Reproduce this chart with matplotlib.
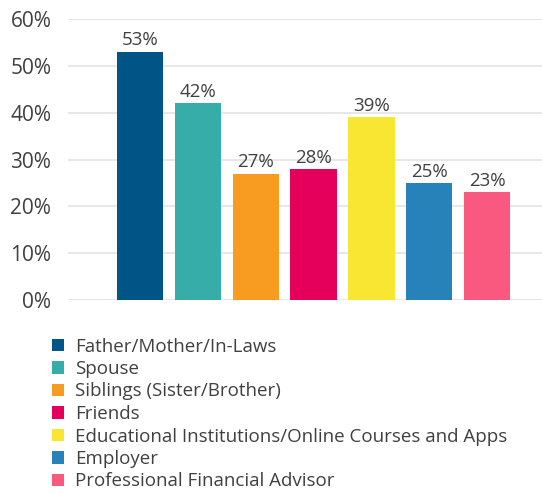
import matplotlib.pyplot as plt
from matplotlib.patches import Patch

plt.rcParams['font.family'] = ['Open Sans', 'DejaVu Sans']

categories = ['Father/Mother/In-Laws', 'Spouse', 'Siblings (Sister/Brother)', 'Friends',
              'Educational Institutions/Online Courses and Apps', 'Employer',
              'Professional Financial Advisor']
values = [53, 42, 27, 28, 39, 25, 23]
colors = ['#005587', '#36ada9', '#f79c20', '#e4005b', '#f9e633', '#2682b8', '#f9587f']
yticks = [0, 10, 20, 30, 40, 50, 60]

fig = plt.figure(figsize=(5.42, 4.93), dpi=100)
ax = fig.add_axes([68 / 542, 1 - 300 / 493, 474 / 542, 281 / 493])

x = list(range(len(values)))
ax.bar(x, values, width=0.8, color=colors, zorder=2)
for xi, v in zip(x, values):
    ax.text(xi, v + 0.5, f'{v}%', ha='center', va='bottom', fontsize=13.5, color='#404040')

ax.set_ylim(0, 60)
ax.set_xlim(-1.245, 6.95)
ax.set_yticks(yticks)
ax.set_yticklabels([f'{t}%' for t in yticks], fontsize=15, color='#404040')
ax.set_xticks([])
ax.grid(axis='y', color='#e3e3e3', linewidth=1.2, zorder=0)
ax.tick_params(axis='y', length=0, pad=12)
for s in ax.spines.values():
    s.set_visible(False)

handles = [Patch(facecolor=c, edgecolor='none') for c in colors]
fig.legend(handles, categories, loc='upper left', bbox_to_anchor=(44 / 542, 1 - 330 / 493),
           frameon=False, fontsize=13.5, labelcolor='#404040', handlelength=0.65,
           handleheight=0.65, handletextpad=0.6, labelspacing=0.24, borderaxespad=0)

fig.savefig('out.png', dpi=100)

• • • •

Your objective:
Repeat the lines of the listing above verbatim, beginning at its first line and ending at the line containing "plt.rcParams['font.family'] = ['Open", which is included. Omit pictures.

Output of the exercise:
Reproduce this chart with matplotlib.
import matplotlib.pyplot as plt
from matplotlib.patches import Patch

plt.rcParams['font.family'] = ['Open Sans', 'DejaVu Sans']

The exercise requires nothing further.